Buju Banton performed his single “Buried Alive” live on The Daily Show with Trevor Noah.
Whenever there are conversations around the topic of the great orators of reggae music, one should not forget to include Buju Banton among the crop of Bob Marley, Dennis Brown, or Peter Tosh. Buju had a quick chat with the host of The Daily ‘Social Distancing’ Show, Trevor Noah, in which he discussed the power of his music, which is included on his new album Upside Down 2020, along with his hopes for the future.
During the online chat, Buju Banton clarified that while the impact of his music is felt all over the world, he does not consider himself as a legend. “I consider myself as a servant of reggae. Reggae music is a music that comes from the people of Jamaica,” reflected the “Hills and Valley” singer.
The entertainer was made to face his own hills and valleys in 2009 when he was arrested on drug-related charges in the United States. The singer was subsequently sentenced to 10 years in prison and was released in December 2018 after serving 7 years.
In reference to the love he received from the approximately 40,000 fans that turned out to witness the Gargamel on his first post-release show at The National Stadium, he said, “So coming home and seeing my people in the National Stadium to celebrate that moment with me and people from all over the world it was like Noah, not Trevor, building an ark,” he joked.
‘Til Shiloh released in 1995 and Inna Heights released in 1997 are still considered two of Buju Banton’s and reggae’s most influential albums, due to their socially conscious teachings and true to the roots reggae riddim patterns.
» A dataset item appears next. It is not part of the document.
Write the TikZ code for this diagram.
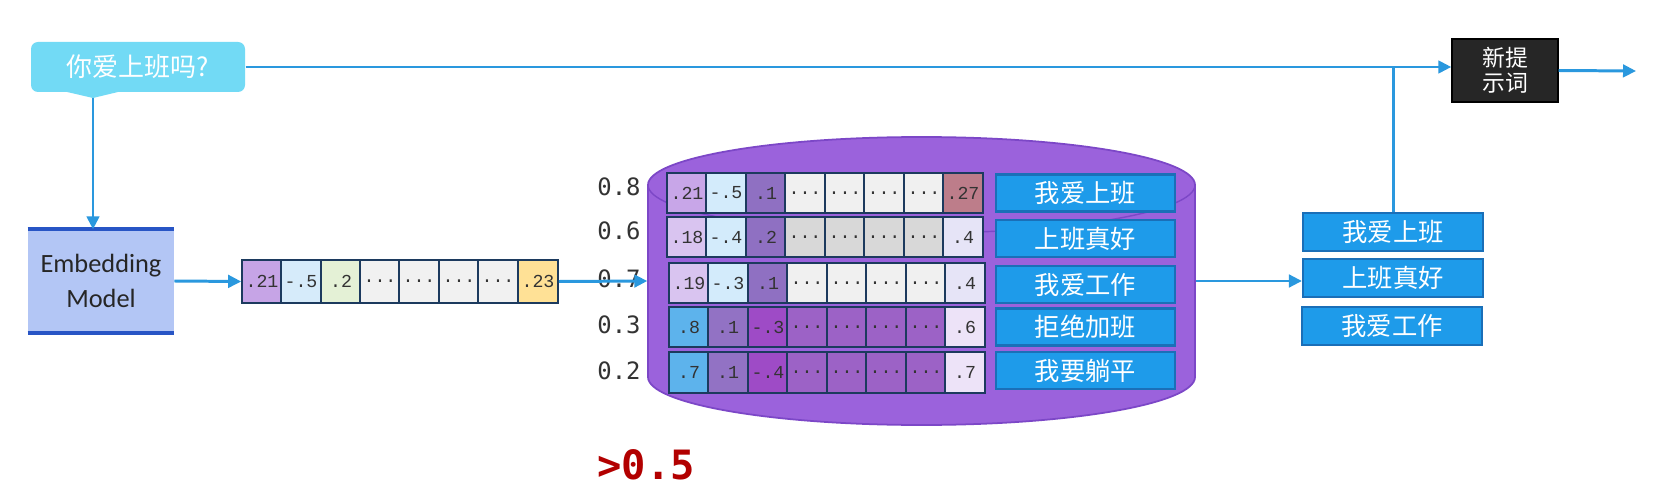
\documentclass[tikz,border=0pt]{standalone}
\usepackage{fontspec}
\setmainfont{Carlito}
\newfontfamily\cjk{Noto Sans CJK SC}
\newfontfamily\scorefont{DejaVu Sans Mono}
\newfontfamily\cellfont{Liberation Mono}
\usepackage{tikz}
\usetikzlibrary{arrows.meta,backgrounds}
\definecolor{linec}{HTML}{2A98DE}
\definecolor{bubblec}{HTML}{72DAF5}
\definecolor{embfill}{HTML}{B3C6F5}
\definecolor{embline}{HTML}{2855C5}
\definecolor{cellline}{HTML}{1C3A5E}
\definecolor{cylfill}{HTML}{9B62DC}
\definecolor{cylline}{HTML}{7C47C7}
\definecolor{boxfill}{HTML}{1E9BEA}
\definecolor{boxline}{HTML}{1A6FB8}
\definecolor{darkbox}{HTML}{262626}
\definecolor{thrc}{HTML}{B20000}
%cell colours
\definecolor{vA}{HTML}{C6A4E6}
\definecolor{vB}{HTML}{D6EBFA}
\definecolor{vC}{HTML}{E4F1D6}
\definecolor{vD}{HTML}{F1F1F1}
\definecolor{vE}{HTML}{FFE196}
\definecolor{lavA}{HTML}{C8A6E8}
\definecolor{lavB}{HTML}{D9C4F0}
\definecolor{lblue}{HTML}{D3EBFB}
\definecolor{pcell}{HTML}{8F70C2}
\definecolor{dotsA}{HTML}{F0F0F0}
\definecolor{dotsB}{HTML}{D8D8D8}
\definecolor{rose}{HTML}{BD7D8A}
\definecolor{pale}{HTML}{E6E4F7}
\definecolor{bcell}{HTML}{5DB3EC}
\definecolor{qcell}{HTML}{9272C4}
\definecolor{mcell}{HTML}{9E4BC6}
\definecolor{dotsC}{HTML}{9C62C6}
\definecolor{paleB}{HTML}{EDE3F8}
\newcommand{\cellw}{0.395cm}
\newcommand{\cellh}{0.405cm}
\newcommand{\lw}{0.85pt}

\tikzset{
  arr/.style={draw=linec, line width=\lw, -{Triangle[length=1.3mm,width=1.25mm]}},
  plain/.style={draw=linec, line width=\lw},
  cell/.style={draw=cellline, line width=0.6pt, minimum width=\cellw, minimum height=\cellh,
    inner sep=0pt, text=black!80, font=\cellfont\fontsize{5.2}{5.5}\selectfont},
  vcell/.style={cell, minimum height=0.43cm},
  txtbox/.style={draw=boxline, fill=boxfill, line width=0.6pt, minimum width=1.79cm,
    minimum height=0.37cm, inner sep=0pt, text=white, font=\cjk\fontsize{7.2}{8}\selectfont},
  resbox/.style={txtbox, minimum width=1.80cm, minimum height=0.38cm},
  score/.style={inner sep=0pt, text=black!80, font=\scorefont\fontsize{6.8}{7}\selectfont},
}

\begin{document}
\begin{tikzpicture}
\useasboundingbox[fill=white] (0,0) rectangle (16.57,-4.91);
%query
\node[fill=bubblec, rounded corners=0.7mm] (q) at (1.38, -0.67) [minimum width=2.14cm, minimum height=0.50cm, inner sep=0pt, text=white, font=\cjk\fontsize{7.4}{8}\selectfont] {你爱上班吗?};
\fill[bubblec] (0.65, -0.915) -- (1.20, -0.915) -- (0.93, -0.98) -- cycle;
\coordinate (qt) at (0.93, -0.98);
%embedding
\node[fill=embfill] (emb) at (1.01, -2.81) [minimum width=1.455cm, minimum height=1.02cm, align=center, text=black!85, font=\fontsize{7.5}{10}\selectfont] {Embedding\\Model};
\draw[embline] [line width=1.2pt] (emb.north west) -- (emb.north east);
\draw[embline] [line width=1.2pt] (emb.south west) -- (emb.south east);
%query vector
\node[vcell, fill=vA] (v1) at (2.62, -2.815) {.21};
\node[vcell, fill=vB] (v2) at (3.01, -2.815) {-.5};
\node[vcell, fill=vC] (v3) at (3.41, -2.815) {.2};
\node[vcell, fill=vD] (v4) at (3.80, -2.815) {...};
\node[vcell, fill=vD] (v5) at (4.19, -2.815) {...};
\node[vcell, fill=vD] (v6) at (4.59, -2.815) {...};
\node[vcell, fill=vD] (v7) at (4.98, -2.815) {...};
\node[vcell, fill=vE] (v8) at (5.38, -2.815) {.23};
%database
\fill[cylfill] (6.48, -1.85) -- (6.48, -3.77) arc (180:360:2.735 and 0.48) -- (11.95, -1.85) arc (0:180:2.735 and 0.48) -- cycle;
\draw[cylline] [line width=0.5pt] (6.48, -1.85) -- (6.48, -3.77) arc (180:360:2.735 and 0.48) -- (11.95, -1.85) arc (0:180:2.735 and 0.48) -- cycle;
\draw[cylline] [line width=0.4pt] (6.48, -1.85) arc (180:360:2.735 and 0.48);
\node[inner sep=0pt, minimum width=5.47cm, minimum height=2.88cm] (db) at (9.215, -2.81) {};
%row 1
\node[cell, fill=lavA] (a1) at (6.87, -1.93) {.21};
\node[cell, fill=lblue] (a2) at (7.26, -1.93) {-.5};
\node[cell, fill=pcell] (a3) at (7.66, -1.93) {.1};
\node[cell, fill=dotsA] (a4) at (8.05, -1.93) {...};
\node[cell, fill=dotsA] (a5) at (8.45, -1.93) {...};
\node[cell, fill=dotsA] (a6) at (8.84, -1.93) {...};
\node[cell, fill=dotsA] (a7) at (9.24, -1.93) {...};
\node[cell, fill=rose] (a8) at (9.63, -1.93) {.27};
%row 2
\node[cell, fill=lavB] (b1) at (6.87, -2.37) {.18};
\node[cell, fill=lblue] (b2) at (7.26, -2.37) {-.4};
\node[cell, fill=pcell] (b3) at (7.66, -2.37) {.2};
\node[cell, fill=dotsB] (b4) at (8.05, -2.37) {...};
\node[cell, fill=dotsB] (b5) at (8.45, -2.37) {...};
\node[cell, fill=dotsB] (b6) at (8.84, -2.37) {...};
\node[cell, fill=dotsB] (b7) at (9.24, -2.37) {...};
\node[cell, fill=pale] (b8) at (9.63, -2.37) {.4};
%row 3
\node[cell, fill=lavB] (c1) at (6.89, -2.83) {.19};
\node[cell, fill=lblue] (c2) at (7.28, -2.83) {-.3};
\node[cell, fill=pcell] (c3) at (7.68, -2.83) {.1};
\node[cell, fill=dotsA] (c4) at (8.07, -2.83) {...};
\node[cell, fill=dotsA] (c5) at (8.47, -2.83) {...};
\node[cell, fill=dotsA] (c6) at (8.86, -2.83) {...};
\node[cell, fill=dotsA] (c7) at (9.26, -2.83) {...};
\node[cell, fill=pale] (c8) at (9.65, -2.83) {.4};
%row 4
\node[cell, fill=bcell] (d1) at (6.89, -3.27) {.8};
\node[cell, fill=qcell] (d2) at (7.28, -3.27) {.1};
\node[cell, fill=mcell] (d3) at (7.68, -3.27) {-.3};
\node[cell, fill=dotsC] (d4) at (8.07, -3.27) {...};
\node[cell, fill=dotsC] (d5) at (8.47, -3.27) {...};
\node[cell, fill=dotsC] (d6) at (8.86, -3.27) {...};
\node[cell, fill=dotsC] (d7) at (9.26, -3.27) {...};
\node[cell, fill=paleB] (d8) at (9.65, -3.27) {.6};
%row 5
\node[cell, fill=bcell] (e1) at (6.89, -3.725) {.7};
\node[cell, fill=qcell] (e2) at (7.28, -3.725) {.1};
\node[cell, fill=mcell] (e3) at (7.68, -3.725) {-.4};
\node[cell, fill=dotsC] (e4) at (8.07, -3.725) {...};
\node[cell, fill=dotsC] (e5) at (8.47, -3.725) {...};
\node[cell, fill=dotsC] (e6) at (8.86, -3.725) {...};
\node[cell, fill=dotsC] (e7) at (9.26, -3.725) {...};
\node[cell, fill=paleB] (e8) at (9.65, -3.725) {.7};
%texts
\node[txtbox] (t1) at (10.855, -1.93) {我爱上班};
\node[txtbox] (t2) at (10.855, -2.385) {上班真好};
\node[txtbox] (t3) at (10.855, -2.845) {我爱工作};
\node[txtbox] (t4) at (10.855, -3.27) {拒绝加班};
\node[txtbox] (t5) at (10.855, -3.705) {我要躺平};
%scores
\node[score] (s1) at (6.19, -1.87) {0.8};
\node[score] (s2) at (6.19, -2.31) {0.6};
\node[score] (s3) at (6.19, -2.79) {0.7};
\node[score] (s4) at (6.19, -3.25) {0.3};
\node[score] (s5) at (6.19, -3.71) {0.2};
\node[text=thrc, inner sep=0pt, font=\scorefont\bfseries\fontsize{11.5}{12}\selectfont] (thr) at (6.46, -4.65) {>0.5};
%results
\node[resbox] (r1) at (13.93, -2.32) {我爱上班};
\node[resbox] (r2) at (13.93, -2.78) {上班真好};
\node[resbox] (r3) at (13.92, -3.26) {我爱工作};
%new prompt
\node[fill=darkbox, draw=black] (np) at (15.05, -0.705) [minimum width=1.06cm, minimum height=0.63cm, inner sep=0pt, align=center, text=white, font=\cjk\fontsize{6.5}{7.1}\selectfont] {新提\\示词};
\coordinate (out) at (16.36, -0.71);
%connectors
\draw[arr] (qt) -- (qt |- emb.north);
\draw[arr] (emb.east) -- (v1.west);
\draw[arr] (v8.east) -- (db.west);
\draw[arr] (q.east) -- (q.east -| np.west);
\draw[arr] (np.east) -- (out);
\draw[plain] (r1.north) -- (r1.north |- q.east);
\draw[arr] (db.east) -- (db.east -| r2.west);
\end{tikzpicture}
\end{document}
“Music is more than just something to have you gyrating and dancing. It posses those qualities but there is also the ability for you to think, the ability for you to learn something,” said Buju Banton when asked about how his music speaks to lack of freedom human beings face. Buju, whose real name is Mark Anthony Myrie, continued, “I always want to make music that uplift, educate, stimulate the minds of the people and we will not cease from doing that because that gives us a tremendous joy.”
Gargamel who also boasts hits such as “Bogle,” “Me and Oonu,” “Big It Up,” and “Batty Rider,” confessed that “whenever the people dem hear Buju Banton or see Buju Banton, positivity is a necessary ingredient that you’re gonna get.” However, he also mentioned that, “You gonna get music to gyrate but you gonna get something positive.”
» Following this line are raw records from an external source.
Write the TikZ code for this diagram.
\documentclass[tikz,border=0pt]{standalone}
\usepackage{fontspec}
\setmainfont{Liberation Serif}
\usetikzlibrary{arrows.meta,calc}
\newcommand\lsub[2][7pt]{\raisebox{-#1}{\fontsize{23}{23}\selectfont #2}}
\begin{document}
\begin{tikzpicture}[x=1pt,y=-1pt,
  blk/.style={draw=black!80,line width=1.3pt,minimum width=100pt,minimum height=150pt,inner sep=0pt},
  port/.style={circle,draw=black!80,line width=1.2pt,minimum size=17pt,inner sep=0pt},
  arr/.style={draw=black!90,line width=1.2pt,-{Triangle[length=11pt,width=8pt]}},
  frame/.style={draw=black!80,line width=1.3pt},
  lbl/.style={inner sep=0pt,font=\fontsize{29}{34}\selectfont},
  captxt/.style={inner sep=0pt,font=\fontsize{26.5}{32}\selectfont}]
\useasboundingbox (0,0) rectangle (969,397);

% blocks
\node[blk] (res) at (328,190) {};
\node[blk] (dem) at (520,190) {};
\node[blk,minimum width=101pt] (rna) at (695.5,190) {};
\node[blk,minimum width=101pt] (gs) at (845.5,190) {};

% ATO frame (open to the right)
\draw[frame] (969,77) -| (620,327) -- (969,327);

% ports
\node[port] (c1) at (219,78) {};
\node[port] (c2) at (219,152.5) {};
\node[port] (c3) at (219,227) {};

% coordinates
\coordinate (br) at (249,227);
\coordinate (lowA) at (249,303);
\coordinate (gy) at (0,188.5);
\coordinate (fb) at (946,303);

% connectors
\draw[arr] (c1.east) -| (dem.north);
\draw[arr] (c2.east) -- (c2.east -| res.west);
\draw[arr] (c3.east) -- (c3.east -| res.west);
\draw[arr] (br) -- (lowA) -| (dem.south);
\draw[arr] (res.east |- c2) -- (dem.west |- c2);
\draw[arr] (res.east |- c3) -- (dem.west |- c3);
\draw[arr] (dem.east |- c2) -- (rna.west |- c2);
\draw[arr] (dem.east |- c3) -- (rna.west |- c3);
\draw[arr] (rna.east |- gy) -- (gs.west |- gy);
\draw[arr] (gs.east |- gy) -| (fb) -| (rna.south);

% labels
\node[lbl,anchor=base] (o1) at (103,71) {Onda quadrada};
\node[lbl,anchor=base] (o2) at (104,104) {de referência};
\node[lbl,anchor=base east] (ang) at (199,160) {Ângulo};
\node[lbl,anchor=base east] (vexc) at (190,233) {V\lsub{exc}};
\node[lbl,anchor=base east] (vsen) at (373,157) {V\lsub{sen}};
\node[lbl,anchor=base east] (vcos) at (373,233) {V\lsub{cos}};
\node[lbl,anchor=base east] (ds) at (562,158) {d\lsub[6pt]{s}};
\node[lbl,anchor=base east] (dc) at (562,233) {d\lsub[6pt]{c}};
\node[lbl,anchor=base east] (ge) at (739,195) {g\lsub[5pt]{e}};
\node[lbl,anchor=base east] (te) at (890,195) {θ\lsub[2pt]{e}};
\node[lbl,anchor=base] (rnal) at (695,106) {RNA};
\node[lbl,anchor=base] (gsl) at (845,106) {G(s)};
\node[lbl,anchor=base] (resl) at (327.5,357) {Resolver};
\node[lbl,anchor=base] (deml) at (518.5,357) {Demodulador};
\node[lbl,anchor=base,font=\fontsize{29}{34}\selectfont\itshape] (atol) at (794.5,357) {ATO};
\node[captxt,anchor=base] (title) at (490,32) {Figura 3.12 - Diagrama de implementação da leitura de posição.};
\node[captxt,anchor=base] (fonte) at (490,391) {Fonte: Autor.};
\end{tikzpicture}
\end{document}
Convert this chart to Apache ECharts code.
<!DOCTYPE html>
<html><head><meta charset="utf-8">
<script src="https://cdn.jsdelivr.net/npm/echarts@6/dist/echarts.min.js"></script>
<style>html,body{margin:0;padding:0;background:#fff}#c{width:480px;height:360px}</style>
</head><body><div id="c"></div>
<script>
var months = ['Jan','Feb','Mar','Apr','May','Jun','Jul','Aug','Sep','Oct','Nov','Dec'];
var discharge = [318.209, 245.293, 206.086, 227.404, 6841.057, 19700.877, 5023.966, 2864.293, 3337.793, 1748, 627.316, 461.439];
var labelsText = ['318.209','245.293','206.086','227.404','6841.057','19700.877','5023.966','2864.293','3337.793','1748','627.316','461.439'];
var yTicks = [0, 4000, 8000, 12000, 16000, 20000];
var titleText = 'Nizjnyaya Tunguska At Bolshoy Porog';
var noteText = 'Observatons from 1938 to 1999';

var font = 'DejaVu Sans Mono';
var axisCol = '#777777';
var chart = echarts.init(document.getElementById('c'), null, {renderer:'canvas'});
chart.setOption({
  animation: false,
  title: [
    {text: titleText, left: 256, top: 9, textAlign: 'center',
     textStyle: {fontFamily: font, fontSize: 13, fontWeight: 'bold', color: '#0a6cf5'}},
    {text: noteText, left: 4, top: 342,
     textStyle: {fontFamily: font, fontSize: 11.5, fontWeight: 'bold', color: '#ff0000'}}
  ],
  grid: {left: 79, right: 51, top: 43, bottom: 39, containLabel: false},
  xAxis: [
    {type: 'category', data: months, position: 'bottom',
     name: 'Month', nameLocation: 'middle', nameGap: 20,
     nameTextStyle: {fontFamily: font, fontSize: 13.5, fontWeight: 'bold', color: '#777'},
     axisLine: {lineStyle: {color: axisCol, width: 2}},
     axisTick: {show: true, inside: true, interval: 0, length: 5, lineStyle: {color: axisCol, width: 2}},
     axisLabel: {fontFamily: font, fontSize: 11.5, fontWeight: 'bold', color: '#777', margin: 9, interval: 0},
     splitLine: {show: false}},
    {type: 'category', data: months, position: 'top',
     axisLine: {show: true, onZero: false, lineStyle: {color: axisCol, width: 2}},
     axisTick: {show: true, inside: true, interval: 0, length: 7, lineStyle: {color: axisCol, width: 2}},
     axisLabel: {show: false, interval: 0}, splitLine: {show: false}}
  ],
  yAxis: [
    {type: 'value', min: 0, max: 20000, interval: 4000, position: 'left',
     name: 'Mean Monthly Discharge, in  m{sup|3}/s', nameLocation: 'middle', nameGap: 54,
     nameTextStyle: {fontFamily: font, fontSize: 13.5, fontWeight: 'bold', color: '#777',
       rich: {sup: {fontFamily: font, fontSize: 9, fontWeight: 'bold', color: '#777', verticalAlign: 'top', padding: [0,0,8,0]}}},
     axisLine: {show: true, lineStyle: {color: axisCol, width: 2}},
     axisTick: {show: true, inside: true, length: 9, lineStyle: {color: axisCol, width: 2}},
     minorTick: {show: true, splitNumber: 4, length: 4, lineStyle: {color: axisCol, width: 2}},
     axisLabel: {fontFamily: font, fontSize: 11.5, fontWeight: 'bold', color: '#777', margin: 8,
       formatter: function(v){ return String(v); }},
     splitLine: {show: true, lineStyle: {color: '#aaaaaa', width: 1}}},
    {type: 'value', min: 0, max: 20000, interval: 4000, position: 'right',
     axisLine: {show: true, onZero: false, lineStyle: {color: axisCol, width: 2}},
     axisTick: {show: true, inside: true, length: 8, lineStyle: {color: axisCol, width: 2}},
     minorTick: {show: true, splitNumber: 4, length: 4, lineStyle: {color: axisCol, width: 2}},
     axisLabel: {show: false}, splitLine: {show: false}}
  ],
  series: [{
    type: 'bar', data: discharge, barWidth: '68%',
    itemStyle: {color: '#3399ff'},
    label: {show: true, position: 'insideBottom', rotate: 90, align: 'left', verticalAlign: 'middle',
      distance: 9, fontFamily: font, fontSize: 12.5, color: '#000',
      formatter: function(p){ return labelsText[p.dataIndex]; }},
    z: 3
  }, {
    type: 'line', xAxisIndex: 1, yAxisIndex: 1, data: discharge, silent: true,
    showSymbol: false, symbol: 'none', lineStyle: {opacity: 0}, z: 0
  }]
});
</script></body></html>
Comedian/host Trevor Noah joked that Buju may have had some insight into just what a tumultuous year 2020 would be, or he may have had a hand to play in the various events that have since unfolded; hence the reason for blessing the album with the title Upside Down 2020 way before the starting of the year.
Upon acknowledging the slight humor, Buju pressed on in positivity by calling for deeper introspections in order to bring about profound changes.
While speaking on the inspiration behind his album, he credits the power of a higher being that flows through every man, which teaches unification and oneness. While he sees reggae music as “being relegated to a third-world music,” he confidently agrees with the host that “the impact is still far reaching.” During an interview with Winford Williams for OnStage, Buju Banton spoke on the shortfalls of the music being produced in Jamaica. He listed Vybz Kartel as one of the only entertainers producing anything of substance from the island.
The “Driver A” deejay’s latest album was released on June 26, 2020, the same day that Vybz Kartel dropped off ‘Of Dons & Divas. Both albums landed on Billboard’s Reggae Albums chart. However, after a few weeks Upside Down 2020 continued to cling to spots near the top of the charts meanwhile Vybz Kartel’s project fell drastically. While breaking down the layout of Buju 20 track masterpiece, which sees 10 tracks dedicated to his nearly decade long incarceration and the remaining 10 to the future, Noah asked what the Jamaican artiste wants to see in the future.
“Peace, Peace and Love,” answered the Gargamel.